Traditional product costing measures accurately volume-related resources eg. direct costs but they fail to measure the way products consume non-volume related activities eg. support services like material handling, set-up costs, inspection costs. Resources are used up when these activities are triggered by production. It is the products which cause these activities to arise and ABC attempts to trace the consumption of these activities by the various products. Products which demand a lot of activities and resources are allocated an appropriate share of the overheads.

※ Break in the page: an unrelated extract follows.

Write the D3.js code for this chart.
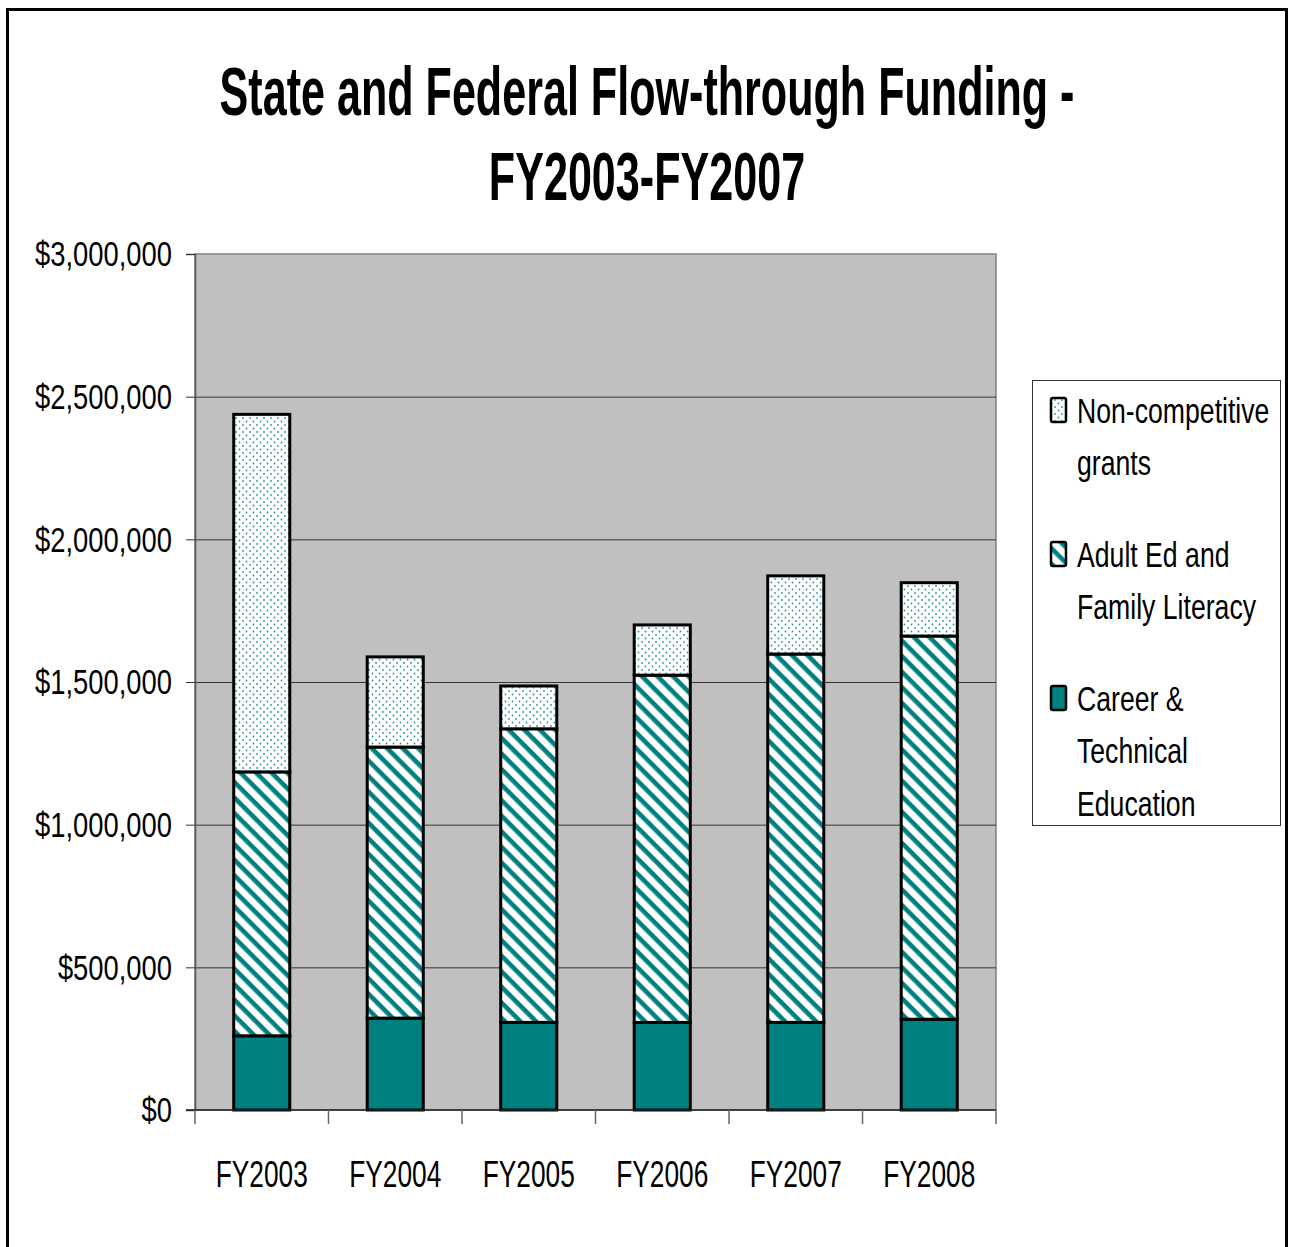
<!DOCTYPE html>
<html>
<head>
<meta charset="utf-8">
<script src="https://cdn.jsdelivr.net/npm/d3@7"></script>
<style>
body { margin: 0; background: #fff; }
text { font-family: "Liberation Sans", Arial, sans-serif; fill: #000; }
</style>
</head>
<body>
<svg width="1290" height="1247"></svg>
<script>
const years = ["FY2003", "FY2004", "FY2005", "FY2006", "FY2007", "FY2008"];
const career = [260000, 322000, 307000, 307000, 307000, 318000];
const adultEd = [925000, 950000, 1029000, 1217000, 1291000, 1343000];
const nonCompetitive = [1253000, 316000, 150000, 176000, 274000, 187000];
const yTicks = [0, 500000, 1000000, 1500000, 2000000, 2500000, 3000000];
const titleLines = ["State and Federal Flow-through Funding -", "FY2003-FY2007"];
const legendLabels = [
    ["Non-competitive", "grants"],
    ["Adult Ed and", "Family Literacy"],
    ["Career &", "Technical", "Education"]
];

const svg = d3.select("svg");
const width = 1290;
const height = 1247;
const teal = "#008080";

const plot = { left: 195, right: 996, top: 254, bottom: 1110 };

// narrow the text around its anchor x, the source chart uses a condensed face
function squeeze(sel, k) {
    sel.each(function() {
        const x = +d3.select(this).attr("x") || 0;
        d3.select(this)
            .attr("transform", `translate(${x},0) scale(${k},1) translate(${-x},0)`);
    });
}

// outer frame
svg.append("rect")
    .attr("x", 7.5).attr("y", 9.5)
    .attr("width", 1279).attr("height", 1240)
    .attr("fill", "#fff")
    .attr("stroke", "#000")
    .attr("stroke-width", 3);

const defs = svg.append("defs");

const stripes = defs.append("pattern")
    .attr("id", "stripes")
    .attr("patternUnits", "userSpaceOnUse")
    .attr("width", 11).attr("height", 11)
    .attr("patternTransform", "rotate(45)");
stripes.append("rect").attr("width", 11).attr("height", 11).attr("fill", "#fff");
stripes.append("rect").attr("width", 11).attr("height", 4.6).attr("fill", teal);

const dots = defs.append("pattern")
    .attr("id", "dots")
    .attr("patternUnits", "userSpaceOnUse")
    .attr("width", 7).attr("height", 7);
dots.append("rect").attr("width", 7).attr("height", 7).attr("fill", "#fff");
dots.append("circle").attr("cx", 1.5).attr("cy", 1.5).attr("r", 0.9).attr("fill", "#2a9696");
dots.append("circle").attr("cx", 5).attr("cy", 5).attr("r", 0.9).attr("fill", "#2a9696");

const fills = { career: teal, adult: "url(#stripes)", noncomp: "url(#dots)" };

const data = years.map((y, i) => ({
    year: y,
    career: career[i],
    adult: adultEd[i],
    noncomp: nonCompetitive[i]
}));

const keys = ["career", "adult", "noncomp"];
const stacked = d3.stack().keys(keys)(data);

const xScale = d3.scaleBand()
    .domain(years)
    .range([plot.left, plot.right])
    .paddingInner(0.58)
    .paddingOuter(0.29);

const yScale = d3.scaleLinear()
    .domain([0, 3000000])
    .range([plot.bottom, plot.top]);

// plot area
svg.append("rect")
    .attr("x", plot.left).attr("y", plot.top)
    .attr("width", plot.right - plot.left)
    .attr("height", plot.bottom - plot.top)
    .attr("fill", "#c0c0c0")
    .attr("stroke", "#808080")
    .attr("stroke-width", 1.5);

// gridlines
svg.append("g")
    .selectAll("line")
    .data(yTicks.slice(1, -1))
    .join("line")
    .attr("x1", plot.left).attr("x2", plot.right)
    .attr("y1", d => yScale(d) + 0.5).attr("y2", d => yScale(d) + 0.5)
    .attr("stroke", "#333")
    .attr("stroke-width", 1);

// y axis
const yAxis = d3.axisLeft(yScale)
    .tickValues(yTicks)
    .tickSize(9)
    .tickPadding(14)
    .tickFormat(d => "$" + d3.format(",")(d));

const gy = svg.append("g")
    .attr("transform", `translate(${plot.left}, 0)`)
    .call(yAxis);
gy.select(".domain").attr("stroke", "#555").attr("stroke-width", 1.5);
gy.selectAll(".tick line").attr("stroke", "#333");
gy.selectAll("text")
    .attr("font-size", 36)
    .attr("font-family", "Liberation Sans, Arial, sans-serif")
    .attr("dy", "0.33em")
    .call(squeeze, 0.76);

// bars
svg.append("g")
    .selectAll("g")
    .data(stacked)
    .join("g")
    .attr("fill", d => fills[d.key])
    .selectAll("rect")
    .data(d => d)
    .join("rect")
    .attr("x", d => xScale(d.data.year))
    .attr("y", d => yScale(d[1]))
    .attr("width", xScale.bandwidth())
    .attr("height", d => yScale(d[0]) - yScale(d[1]))
    .attr("stroke", "#000")
    .attr("stroke-width", 3);

// x axis
const gap = (xScale.step() - xScale.bandwidth()) / 2;
const edges = years.map(y => xScale(y) - gap).concat([plot.right]);

svg.append("line")
    .attr("x1", plot.left - 9).attr("x2", plot.right)
    .attr("y1", plot.bottom).attr("y2", plot.bottom)
    .attr("stroke", "#222")
    .attr("stroke-width", 1.5);

svg.append("g")
    .selectAll("line")
    .data(edges)
    .join("line")
    .attr("x1", d => d).attr("x2", d => d)
    .attr("y1", plot.bottom).attr("y2", plot.bottom + 14)
    .attr("stroke", "#666")
    .attr("stroke-width", 1.5);

svg.append("g")
    .selectAll("text")
    .data(years)
    .join("text")
    .attr("x", d => xScale(d) + xScale.bandwidth() / 2)
    .attr("y", 1187)
    .attr("text-anchor", "middle")
    .attr("font-size", 36)
    .text(d => d)
    .call(squeeze, 0.73);

// title
svg.append("g")
    .selectAll("text")
    .data(titleLines)
    .join("text")
    .attr("x", 647)
    .attr("y", (d, i) => 115 + i * 85)
    .attr("text-anchor", "middle")
    .attr("font-size", 68)
    .attr("font-weight", "bold")
    .text(d => d)
    .call(squeeze, 0.634);

// legend
const legend = svg.append("g");
legend.append("rect")
    .attr("x", 1032.5).attr("y", 380.5)
    .attr("width", 248).attr("height", 445)
    .attr("fill", "#fff")
    .attr("stroke", "#333")
    .attr("stroke-width", 1);

const legendKeys = ["noncomp", "adult", "career"];
const item = legend.selectAll("g.item")
    .data(legendKeys)
    .join("g")
    .attr("class", "item")
    .attr("transform", (d, i) => `translate(0, ${423 + i * 144})`);

item.append("rect")
    .attr("x", 1051).attr("y", -25)
    .attr("width", 15).attr("height", 24)
    .attr("rx", 2)
    .attr("fill", d => fills[d])
    .attr("stroke", "#000")
    .attr("stroke-width", 2.5);

item.each(function(d, i) {
    d3.select(this).selectAll("text")
        .data(legendLabels[i])
        .join("text")
        .attr("x", 1077)
        .attr("y", (t, j) => j * 52.5)
        .attr("font-size", 36)
        .text(t => t)
        .call(squeeze, 0.74);
});
</script>
</body>
</html>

For example, a new product will probably be low volume initially, requiring a lot of machine set-ups, quality testing etc. so it should bear the overheads it is causing to be created.
Example: Two products A and B are produced ( 5000 units of A and 45000 units of B). Each product requires the same number of machine/direct labour hours.
Number of set-ups: A = 10 B = 5
The cost of set-ups is £1.2m.
Product A = £120,000 (10% of £1.2m.) / 5000units = £24 per unit
Product B = £1.08m (90% of £1.2m.) / 45,000 units = £24 per unit
Product A = £800,000 (10/15 x £1.2m) / 5,000 units = £160 per unit
Product B = £400,000 (5/15 x £1.2m) / 45,000 units = £8.89 per unit
Since product A, the low volume product is responsible for the greater share of the set-up costs it is only right that it attracts most of this overhead. It is the number of set-ups that is the cost driver. The traditional costing system tends to overcost high volume products and undercost low-volume but complex products.